And, every time, it hits just as hard as the first time.
No surprise, considering Lorraine Chaboyer has lived a hard life. A life, the Métis woman and TIES (The Immigrant Education Society) employee, is bravely sharing on the 5th annual National Day for Truth and Reconciliation.
“It was like a fight to survive.”
Born in the 1960’s in The Pas, Manitoba, Lorraine is the youngest of five children.
But she didn’t get to know her siblings. Lorraine says they were part of the Sixties Scoop — a time in Canada which saw many Indigenous children removed from their families and placed in foster homes.
Her mom, afraid the same thing would happen to Lorraine, fled their home.
“She didn't want to lose me because she did lose the other children,” Lorraine recounts.
Lorraine, her mom, and her new stepfather moved to Saskatchewan briefly before heading to Brandon, Manitoba.
She grew up there, except for the summer months when she says she stayed with her granny, back in The Pas.
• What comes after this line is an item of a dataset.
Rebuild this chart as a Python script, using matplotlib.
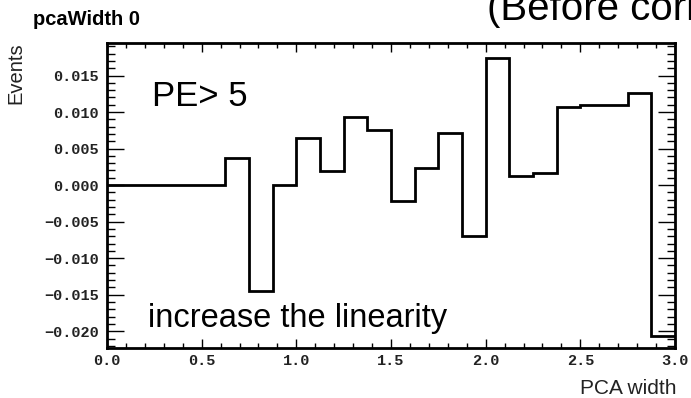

“She was just almost like my second mom,” she remembers fondly. “I was really close to my grandma.”
At just 13 years old, Lorraine’s mom and stepdad broke up. She says that’s when things at home really began to break.
“My mom started drinking and she was never home,” she recalls.
“We just struggled. There would be times where there would be no food in the house. I was scared.”
That same year, Lorraine got her first job — at a bar/restaurant.
“I was sitting in the restaurant one day and there was this really nice lady. Her name was Marge. She knew that my mom was in there all the time, and she offered me a job at 13.”
Lorraine started working and eventually dropped out of school. The next year, she met Brian and at just 15 years old, she became pregnant with their first child.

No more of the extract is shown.